Why AI and machine learning need to be part of your digital transformation plans
- by 7wData
AI and machine learning promise to not only improve the customer experience, but also change the way companies operate. For this reason, enterprises should consider integrating these technologies into Digital Transformation plans to stay competitive.
By 2019, 40 percent of all digital transformation initiatives will be supported by cognitive/AI capabilities, according to IDC.
"The time for AI has now finally come, because of the technique of deep reasoning connected with the amazing amounts of computer power and data," said Sanjay Srivastava, chief digital officer of Genpact. "We're seeing the impact of that in our personal lives already.
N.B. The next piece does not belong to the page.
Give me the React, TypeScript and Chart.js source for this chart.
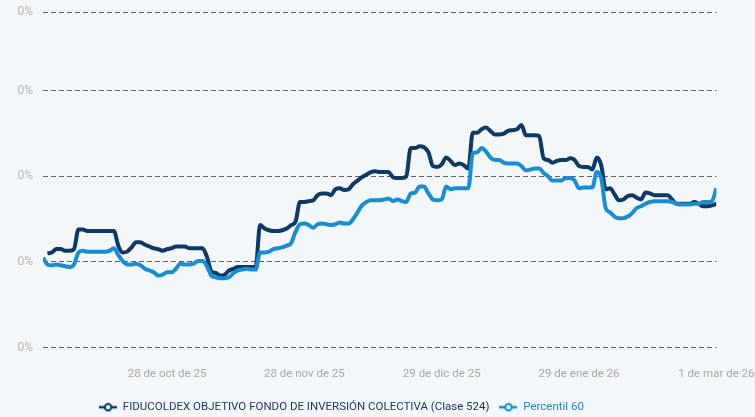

The opportunity now is to apply those technologies in the business context."
For example, we can now use AI for account management and customer service systems across industries. "The benefit isn't just the fact that you get productivity, but the fact that you can scale very quickly," Srivastava said.
Gartner predicted that by 2018, 20 percent of business content (such as shareholder reports, legal documents, and press releases) will be authored by machines. And IDC expects that at least 20 percent of all workers will use automated assistance technologies by that year.
Tools like IBM Watson "introduce machine learning to understand what human beings have a hard time seeing in the context of their work," said Brian Solis, principal analyst at Altimeter. "Machine learning will allow companies to see things they wouldn't otherwise, because of the cognitive bias that exists in the relationship between humans and the data they collect."
These tools can help companies learn in ways that accelerate innovation, Solis said. "AI and machine learning will be really helpful tools in companies getting closer to customers and objectives," he said. If you better understand the context of the customer's world, you can better help them accomplish their goals, and base digital transformation efforts on that information. "Use those insights to reverse-engineer new ways to apply AI to create value," Solis said.
Companies can also use AI internally to study productivity and employee engagement. "Employee experience is the next customer experience," Solis said. "A lot of that is gaining insight into ways to introduce operational models they couldn't see before."
While some studies predict that nearly half of today's jobs could be replaced by a robot within 20 years, automation can ultimately aid productivity and digital efforts, according to Marc Cecere, vice president and principal analyst on Forrester's CIO role team.
"Nearly all processes within an IT org will experience some automation," Cecere said. Some of these will be replaced entirely, he said. Tasks such as backups, job scheduling, password resets are all in the process of being automated.
"More insulated from automation are processes like agile development, which requires a high level of creativity, but even higher levels of social interaction and intelligence, as business and IT people need to interact closely to create something new," Cecere said.
AI and machine learning can also help determine which business practices can be automated, Cecere said. "Machine learning, in particular, can be used to rapidly create scenarios of many practices and match them with the data to see which combinations of practices are optimal," he added.
Increased automation is beneficial when it helps the most creative people in a company be more productive, said Andrew Moore, dean of the school of computer science at Carnegie Mellon University.
For example, AI and machine learning could be useful in his job as a dean of a college because he could ask a platform, "Are faculty course evaluations getting better or worse in the past few years?" and have a machine pull that data up automatically.
"It would be nice to get quick insights from your data," Moore said. "It's the same as installing digitization software.